<<<<

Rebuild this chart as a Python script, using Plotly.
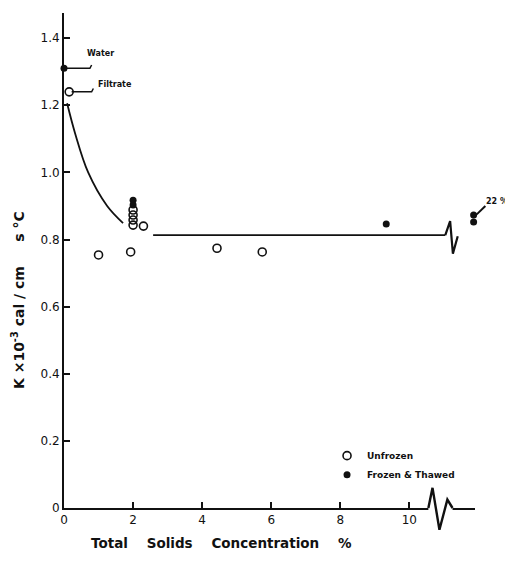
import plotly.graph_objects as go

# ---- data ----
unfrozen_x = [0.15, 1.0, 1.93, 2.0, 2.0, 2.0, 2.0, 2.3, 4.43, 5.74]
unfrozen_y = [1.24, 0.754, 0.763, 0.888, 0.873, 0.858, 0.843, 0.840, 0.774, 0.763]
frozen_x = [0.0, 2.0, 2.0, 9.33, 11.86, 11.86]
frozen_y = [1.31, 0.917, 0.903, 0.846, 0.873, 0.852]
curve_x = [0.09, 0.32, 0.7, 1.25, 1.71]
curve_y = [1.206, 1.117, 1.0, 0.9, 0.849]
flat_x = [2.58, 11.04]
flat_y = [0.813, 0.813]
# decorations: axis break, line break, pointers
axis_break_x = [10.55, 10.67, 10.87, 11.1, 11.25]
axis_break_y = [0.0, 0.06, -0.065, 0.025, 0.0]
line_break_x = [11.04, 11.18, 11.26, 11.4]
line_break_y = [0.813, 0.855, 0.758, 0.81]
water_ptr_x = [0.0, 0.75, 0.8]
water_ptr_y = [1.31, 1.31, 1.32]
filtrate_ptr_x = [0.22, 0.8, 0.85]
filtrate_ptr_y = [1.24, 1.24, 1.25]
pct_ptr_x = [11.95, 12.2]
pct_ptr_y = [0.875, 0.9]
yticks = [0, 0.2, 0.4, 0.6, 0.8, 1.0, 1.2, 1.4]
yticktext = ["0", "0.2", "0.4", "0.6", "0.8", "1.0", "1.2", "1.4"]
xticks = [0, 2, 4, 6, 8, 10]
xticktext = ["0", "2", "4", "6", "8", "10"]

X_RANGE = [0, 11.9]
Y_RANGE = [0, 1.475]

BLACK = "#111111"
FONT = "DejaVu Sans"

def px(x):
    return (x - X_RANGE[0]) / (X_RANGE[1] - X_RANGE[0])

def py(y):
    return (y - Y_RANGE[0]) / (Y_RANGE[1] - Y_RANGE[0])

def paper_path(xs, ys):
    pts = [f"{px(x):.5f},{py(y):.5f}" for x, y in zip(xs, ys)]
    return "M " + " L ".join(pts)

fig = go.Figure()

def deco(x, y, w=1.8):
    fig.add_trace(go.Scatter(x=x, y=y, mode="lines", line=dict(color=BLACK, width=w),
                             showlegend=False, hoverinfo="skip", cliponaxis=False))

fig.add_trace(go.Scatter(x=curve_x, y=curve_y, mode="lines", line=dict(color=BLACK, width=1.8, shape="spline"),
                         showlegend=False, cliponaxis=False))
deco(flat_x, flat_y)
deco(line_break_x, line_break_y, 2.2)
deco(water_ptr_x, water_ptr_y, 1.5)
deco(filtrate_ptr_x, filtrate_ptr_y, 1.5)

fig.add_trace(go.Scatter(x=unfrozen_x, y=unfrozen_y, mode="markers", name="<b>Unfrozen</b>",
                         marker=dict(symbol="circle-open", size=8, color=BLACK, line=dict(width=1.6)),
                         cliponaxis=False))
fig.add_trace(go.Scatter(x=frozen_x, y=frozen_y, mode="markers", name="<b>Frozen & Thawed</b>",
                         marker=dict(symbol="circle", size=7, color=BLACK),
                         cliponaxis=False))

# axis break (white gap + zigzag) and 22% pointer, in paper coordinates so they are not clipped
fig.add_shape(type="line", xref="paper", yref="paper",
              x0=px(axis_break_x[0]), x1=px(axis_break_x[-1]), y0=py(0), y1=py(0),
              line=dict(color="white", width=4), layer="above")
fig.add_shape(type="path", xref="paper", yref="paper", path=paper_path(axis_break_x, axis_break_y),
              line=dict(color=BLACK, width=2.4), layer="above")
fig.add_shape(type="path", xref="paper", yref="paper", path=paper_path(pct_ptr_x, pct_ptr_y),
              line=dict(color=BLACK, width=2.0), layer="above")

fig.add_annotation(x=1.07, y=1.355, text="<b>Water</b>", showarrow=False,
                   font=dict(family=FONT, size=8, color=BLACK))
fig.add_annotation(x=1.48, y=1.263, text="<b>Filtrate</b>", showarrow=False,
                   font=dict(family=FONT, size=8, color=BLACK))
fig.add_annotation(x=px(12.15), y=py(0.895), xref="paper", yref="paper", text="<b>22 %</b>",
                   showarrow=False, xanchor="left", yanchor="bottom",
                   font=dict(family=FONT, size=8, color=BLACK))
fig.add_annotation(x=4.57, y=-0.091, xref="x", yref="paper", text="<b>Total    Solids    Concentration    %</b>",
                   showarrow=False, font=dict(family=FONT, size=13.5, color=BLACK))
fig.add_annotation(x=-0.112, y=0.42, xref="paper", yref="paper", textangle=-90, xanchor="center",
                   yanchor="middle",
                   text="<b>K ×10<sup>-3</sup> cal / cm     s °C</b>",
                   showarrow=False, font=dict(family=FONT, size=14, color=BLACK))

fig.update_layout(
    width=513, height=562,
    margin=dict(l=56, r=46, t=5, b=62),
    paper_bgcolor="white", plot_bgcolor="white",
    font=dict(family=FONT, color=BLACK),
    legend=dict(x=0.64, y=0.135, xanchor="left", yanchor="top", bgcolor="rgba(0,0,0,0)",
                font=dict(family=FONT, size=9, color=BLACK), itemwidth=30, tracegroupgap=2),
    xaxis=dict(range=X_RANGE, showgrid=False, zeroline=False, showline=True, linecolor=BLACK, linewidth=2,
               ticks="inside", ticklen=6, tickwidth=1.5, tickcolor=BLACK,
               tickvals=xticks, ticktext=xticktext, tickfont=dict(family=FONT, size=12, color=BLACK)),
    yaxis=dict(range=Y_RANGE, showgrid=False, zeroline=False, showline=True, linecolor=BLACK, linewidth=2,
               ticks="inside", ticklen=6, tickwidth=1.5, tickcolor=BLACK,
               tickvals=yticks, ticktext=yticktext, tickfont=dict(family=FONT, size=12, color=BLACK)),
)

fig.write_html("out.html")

>>>>

(The task) Write out an exact copy of the listing, first line through the line containing "return (y - Y_RANGE[0])", with the pictures left out.

(Solution)
Rebuild this chart as a Python script, using Plotly.
import plotly.graph_objects as go

# ---- data ----
unfrozen_x = [0.15, 1.0, 1.93, 2.0, 2.0, 2.0, 2.0, 2.3, 4.43, 5.74]
unfrozen_y = [1.24, 0.754, 0.763, 0.888, 0.873, 0.858, 0.843, 0.840, 0.774, 0.763]
frozen_x = [0.0, 2.0, 2.0, 9.33, 11.86, 11.86]
frozen_y = [1.31, 0.917, 0.903, 0.846, 0.873, 0.852]
curve_x = [0.09, 0.32, 0.7, 1.25, 1.71]
curve_y = [1.206, 1.117, 1.0, 0.9, 0.849]
flat_x = [2.58, 11.04]
flat_y = [0.813, 0.813]
# decorations: axis break, line break, pointers
axis_break_x = [10.55, 10.67, 10.87, 11.1, 11.25]
axis_break_y = [0.0, 0.06, -0.065, 0.025, 0.0]
line_break_x = [11.04, 11.18, 11.26, 11.4]
line_break_y = [0.813, 0.855, 0.758, 0.81]
water_ptr_x = [0.0, 0.75, 0.8]
water_ptr_y = [1.31, 1.31, 1.32]
filtrate_ptr_x = [0.22, 0.8, 0.85]
filtrate_ptr_y = [1.24, 1.24, 1.25]
pct_ptr_x = [11.95, 12.2]
pct_ptr_y = [0.875, 0.9]
yticks = [0, 0.2, 0.4, 0.6, 0.8, 1.0, 1.2, 1.4]
yticktext = ["0", "0.2", "0.4", "0.6", "0.8", "1.0", "1.2", "1.4"]
xticks = [0, 2, 4, 6, 8, 10]
xticktext = ["0", "2", "4", "6", "8", "10"]

X_RANGE = [0, 11.9]
Y_RANGE = [0, 1.475]

BLACK = "#111111"
FONT = "DejaVu Sans"

def px(x):
    return (x - X_RANGE[0]) / (X_RANGE[1] - X_RANGE[0])

def py(y):
    return (y - Y_RANGE[0]) / (Y_RANGE[1] - Y_RANGE[0])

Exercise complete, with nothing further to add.